Pentingnya peran Organisasi Masyarakat Sipil dan kolaborasi bersama

Bagi pemerintah daerah, OMS berkontribusi dalam mendukung implementasi kebijakan melalui kegiatan advokasi, misalnya advokasi moratorium terhadap perusahaan yang merusak lingkungan. OMS juga aktif melakukan kegiatan peningkatan kapasitas sumber daya manusia di pemerintahan terkait wawasan iklim dan lingkungan. Kegiatan advokasi tidak hanya terfokus di tingkat pemerintah daerah, beberapa OMS juga terlibat dalam advokasi kebijakan lingkungan pada kelompok perempuan. 

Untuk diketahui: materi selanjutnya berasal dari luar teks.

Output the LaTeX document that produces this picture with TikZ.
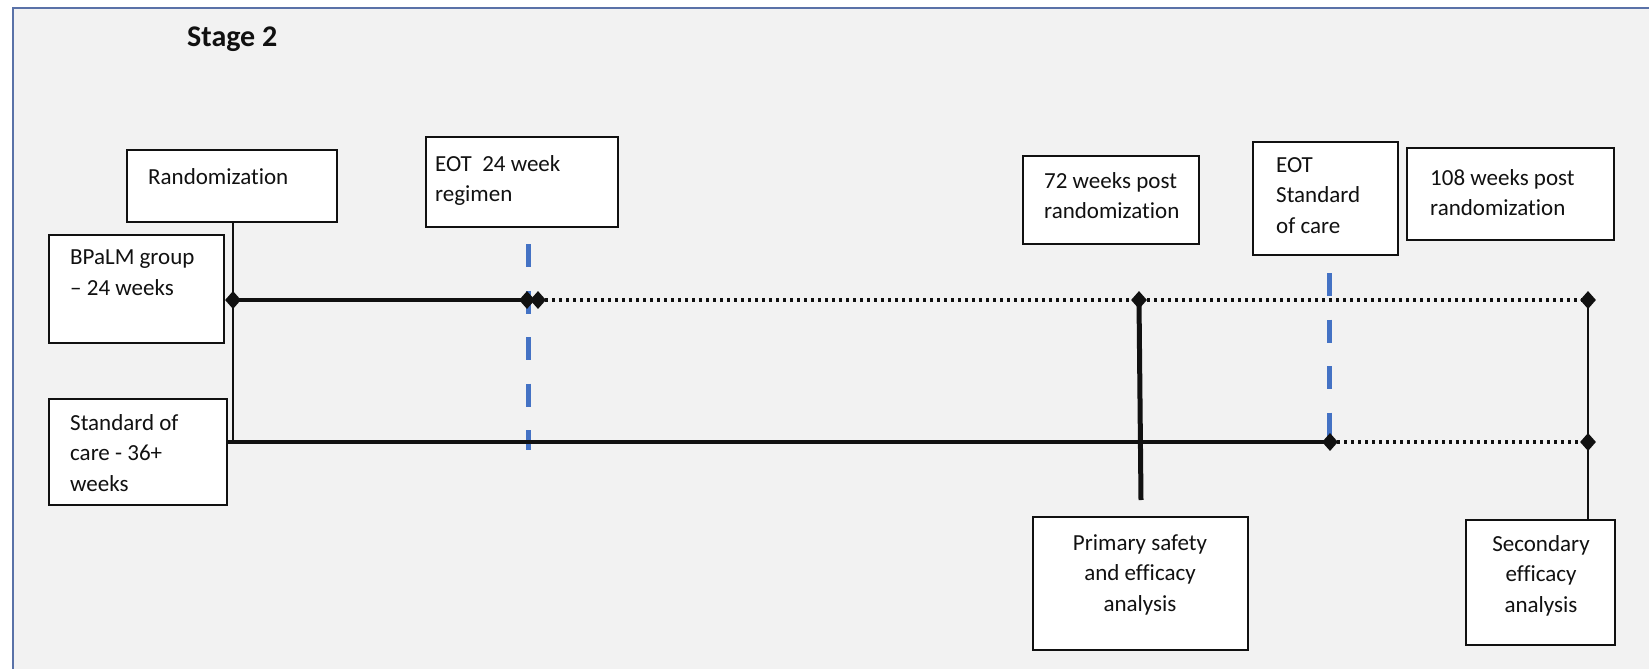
\documentclass[tikz,border=0pt]{standalone}
\usepackage{fontspec}
\setmainfont[Ligatures={NoCommon}]{Carlito}
\usetikzlibrary{shapes.geometric}
\definecolor{bgGray}{HTML}{F2F2F2}
\definecolor{frameBlue}{HTML}{5A72A8}
\definecolor{dashBlue}{HTML}{4472C4}
\definecolor{inkBlack}{HTML}{111111}
\begin{document}
\begin{tikzpicture}[x=1pt,y=-1pt,
  box/.style={draw=inkBlack, line width=2pt, fill=white, inner sep=0pt, outer sep=0pt},
  lbl/.style={font=\fontsize{23}{30.5}\selectfont, text=inkBlack, inner sep=0pt, anchor=north west, align=left, execute at begin node={\rule{0pt}{18pt}}},
  clbl/.style={lbl, anchor=north, align=center},
  dmd/.style={diamond, fill=inkBlack, inner sep=0pt, minimum width=16pt, minimum height=18pt},
  solidline/.style={draw=inkBlack, line width=3.6pt},
  dotline/.style={draw=inkBlack, line width=3.6pt, dash pattern=on 3.2pt off 3.8pt},
  thinline/.style={draw=inkBlack, line width=2.2pt},
  thickline/.style={draw=inkBlack, line width=5pt},
  bluedash/.style={draw=dashBlue, line width=5pt, dash pattern=on 23pt off 23.5pt}]
\useasboundingbox (0,0) rectangle (1649,669);
\fill[white] (0,0) rectangle (1649,669);
\fill[bgGray] (13,8) rectangle (1649,669);
\draw[frameBlue, line width=2.5pt] (13,669) -- (13,8) -- (1649,8);

\node[font=\fontsize{30}{36}\selectfont\bfseries, text=inkBlack, anchor=base west, inner sep=0pt] (title) at (187,47) {Stage 2};

% boxes
\node[box, minimum width=210pt, minimum height=72pt] (rand) at (232,186) {};
\node[box, minimum width=192pt, minimum height=90pt] (eot24) at (522,182) {};
\node[box, minimum width=175pt, minimum height=108pt] (bpalm) at (136.5,289) {};
\node[box, minimum width=178pt, minimum height=106pt] (soc) at (138,452) {};
\node[box, minimum width=176pt, minimum height=88pt] (w72) at (1111,200) {};
\node[box, minimum width=145pt, minimum height=113pt] (eotsoc) at (1325.5,198.5) {};
\node[box, minimum width=207pt, minimum height=92pt] (w108) at (1510.5,194) {};
\node[box, minimum width=215pt, minimum height=133pt] (prim) at (1140.5,583.5) {};
\node[box, minimum width=149pt, minimum height=125pt] (sec) at (1540.5,582.5) {};

% labels
\node[lbl] (tRand) at (148,166) {Randomization};
\node[lbl] (tEot24) at (435,155) {EOT\ \ 24 week\\regimen};
\node[lbl] (tBpalm) at (70,250) {BPaLM group\\– 24 weeks};
\node[lbl] (tSoc) at (70,414) {Standard of\\care - 36+\\weeks};
\node[lbl] (tW72) at (1044,172) {72 weeks post\\randomization};
\node[lbl] (tEotSoc) at (1276,157) {EOT\\Standard\\of care};
\node[lbl] (tW108) at (1430,169) {108 weeks post\\randomization};
\node[clbl] (tPrim) at (1140,534) {Primary safety\\and efficacy\\analysis};
\node[clbl] (tSec) at (1541,535) {Secondary\\efficacy\\analysis};

% blue dashed markers
\coordinate (b1top) at (528,244);
\coordinate (b1bot) at (528,450);
\coordinate (b2top) at (1329,273);
\coordinate (b2bot) at (1329,442);
\draw[bluedash] (b1top) -- (b1bot);
\draw[bluedash] (b2top) -- (b2bot);

% diamonds
\node[dmd] (d1) at (233,300) {};
\node[dmd] (d2) at (527,300) {};
\node[dmd] (d3) at (538,300) {};
\node[dmd] (d4) at (1139,300) {};
\node[dmd] (d5) at (1588,300) {};
\node[dmd] (d6) at (1330,442) {};
\node[dmd] (d7) at (1588,442) {};

% connectors
\draw[thinline] (rand.south -| d1) -- (d1 |- d6);
\draw[solidline] (d1.center) -- (d2.center);
\draw[dotline] (d3.center) -- (d5.center);
\draw[solidline] (soc.east |- d6) -- (d6.center);
\draw[dotline] (d6.center) -- (d7.center);
\coordinate (pend) at (1141,500);
\draw[thickline] (d4.center) -- (pend);
\draw[thinline] (d5.center) -- (d5 |- sec.north);
\end{tikzpicture}
\end{document}
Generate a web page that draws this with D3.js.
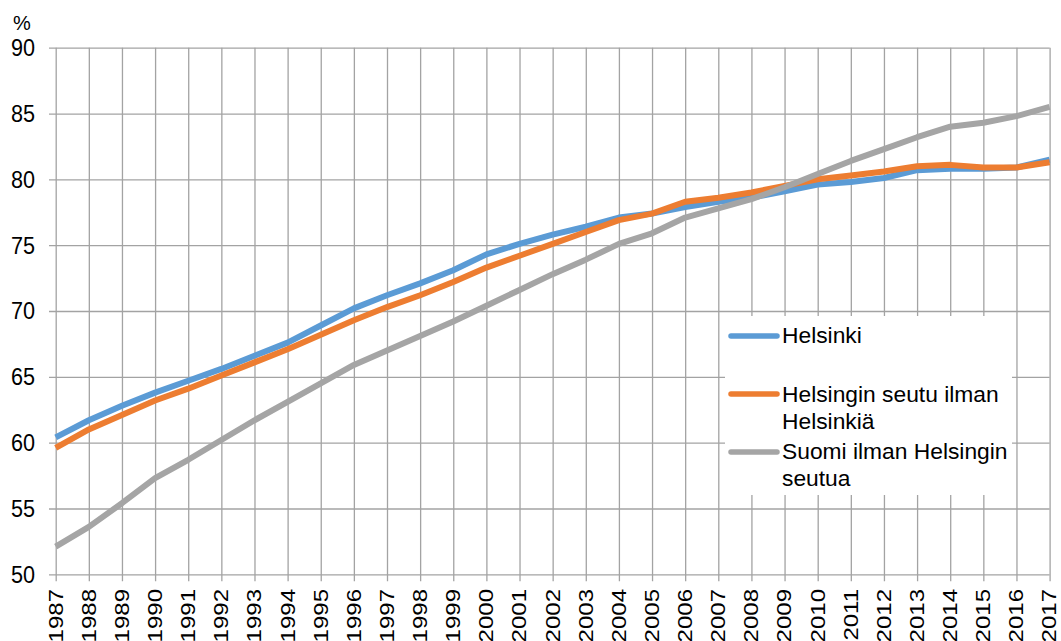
<!DOCTYPE html>
<html>
<head>
<meta charset="utf-8">
<script src="https://cdn.jsdelivr.net/npm/d3@7"></script>
<style>
  html, body { margin: 0; padding: 0; background: #fff; }
  svg { display: block; font-family: "Liberation Sans", Arial, sans-serif; }
</style>
</head>
<body>
<svg id="chart" width="1061" height="641"></svg>
<script>
const years = d3.range(1987, 2018);
const yTicks = [50, 55, 60, 65, 70, 75, 80, 85, 90];
const seriesNames = ["Helsinki", "Helsingin seutu ilman Helsinkiä", "Suomi ilman Helsingin seutua"];
const legendLabels = [["Helsinki"], ["Helsingin seutu ilman", "Helsinkiä"], ["Suomi ilman Helsingin", "seutua"]];
const helsinki = [60.4, 61.7, 62.8, 63.8, 64.7, 65.6, 66.6, 67.6, 68.9, 70.2, 71.2, 72.1, 73.1, 74.3, 75.1, 75.8, 76.4, 77.1, 77.4, 77.9, 78.3, 78.6, 79.1, 79.6, 79.8, 80.1, 80.7, 80.8, 80.8, 80.9, 81.5];
const seutu = [59.6, 61.0, 62.1, 63.2, 64.1, 65.1, 66.1, 67.1, 68.2, 69.3, 70.3, 71.2, 72.2, 73.3, 74.2, 75.1, 76.0, 76.9, 77.4, 78.3, 78.6, 79.0, 79.5, 80.0, 80.3, 80.6, 81.0, 81.1, 80.9, 80.9, 81.3];
const suomi = [52.1, 53.6, 55.4, 57.3, 58.7, 60.2, 61.7, 63.1, 64.5, 65.9, 67.0, 68.1, 69.2, 70.4, 71.6, 72.8, 73.9, 75.1, 75.9, 77.1, 77.8, 78.5, 79.4, 80.4, 81.4, 82.3, 83.2, 84.0, 84.3, 84.8, 85.5];
const colors = ["#5B9BD5", "#ED7D31", "#A5A5A5"];
const seriesValues = [helsinki, seutu, suomi];

const svg = d3.select("#chart");
const x = d3.scaleLinear().domain([1987, 2017]).range([55.7, 1049.6]);
const y = d3.scaleLinear().domain([50, 90]).range([574.3, 47.7]);
const gridColor = "#a3a3a3";

// horizontal grid
const gy = svg.append("g").attr("transform", `translate(${x.range()[1]},0)`);
gy.call(d3.axisLeft(y).tickValues(yTicks).tickSize(x.range()[1] - 49).tickFormat(""));
gy.select(".domain").remove();
gy.selectAll("line").attr("stroke", gridColor).attr("stroke-width", 1.3);

// y labels
svg.append("g").selectAll("text").data(yTicks).join("text")
  .attr("transform", d => `translate(35,${y(d)}) scale(0.9,1)`)
  .attr("text-anchor", "end").attr("dy", "0.35em")
  .attr("font-size", 24).attr("fill", "#000")
  .text(d => d);

// vertical grid
const gx = svg.append("g").attr("transform", `translate(0,${y(90)})`);
gx.call(d3.axisBottom(x).tickValues(years).tickSize(y(50) - y(90) + 7).tickFormat(""));
gx.select(".domain").remove();
gx.selectAll("line").attr("stroke", gridColor).attr("stroke-width", 1.3);

// x labels
svg.append("g").selectAll("text").data(years).join("text")
  .attr("transform", d => `translate(${x(d)},589) rotate(-90) scale(1,0.82)`)
  .attr("text-anchor", "end").attr("dy", "0.35em")
  .attr("font-size", 24).attr("fill", "#000")
  .text(d => d);

// % label
svg.append("text").attr("x", 13).attr("y", 30).attr("font-size", 20).attr("fill", "#000").text("%");

// lines
const line = d3.line().x((d, i) => x(years[i])).y(d => y(d));
seriesValues.forEach((vals, i) => {
  svg.append("path").datum(vals)
    .attr("d", line).attr("fill", "none")
    .attr("stroke", colors[i]).attr("stroke-width", 6)
    .attr("stroke-linejoin", "round");
});

// legend
const lg = svg.append("g");
lg.append("rect").attr("x", 725).attr("y", 316).attr("width", 287).attr("height", 179).attr("fill", "#fff");
const legY = [336, 394, 452];
const textY = [343, 402, 459];
legendLabels.forEach((lines, i) => {
  lg.append("line").attr("x1", 731).attr("x2", 777).attr("y1", legY[i]).attr("y2", legY[i])
    .attr("stroke", colors[i]).attr("stroke-width", 5.5).attr("stroke-linecap", "round");
  const t = lg.append("text").attr("x", 782).attr("y", textY[i]).attr("font-size", 22.8).attr("fill", "#000");
  lines.forEach((s, j) => {
    t.append("tspan").attr("x", 782).attr("y", textY[i] + j * 26.5).text(s);
  });
});
</script>
</body>
</html>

Bagi organisasi lokal, OMS berperan dalam penguatan kapasitas dan keterampilan organisasi lokal, misalnya untuk melakukan riset aksi dan kampanye. Bagi masyarakat, OMS berperan penting dalam berbagai kegiatan penguatan partisipasi masyarakat di lingkar tambang dan pemberdayaan, seperti:

  • Pembentukan balai kegiatan belajar masyarakat;
  • Penyebaran informasi dan edukasi melalu pamflet dan media lainnya;
  • Peningkatan pengetahuan bagi petani dan nelayan di sekitar kawasan industri;
  • Penguatan kelompok pemuda, karang taruna, dan perempuan, serta melalui majelis taklim atau kelompok ibadah;
  • Pembentukan serikat pekerja untuk memperkuat solidaritas komunitas; serta
  • Pelatihan pengolahan produk lokal untuk mendukung kesejahteraan ekonomi masyarakat.

Upaya-upaya tersebut juga perlu melibatkan berbagai pihak, termasuk jurnalis dan komunitas media sosial. Pemanfaatan platform seperti jurnalisme warga, penting dilakukan untuk menyuarakan isu-isu lingkungan di tingkat lokal dan meningkatkan kesadaran masyarakat secara lebih luas. Dengan demikian, kolaborasi berbagai pihak juga perlu diperkuat sebagai landasan penting dalam meningkatkan ketahanan sosial-ekologis di Sulawesi Tengah.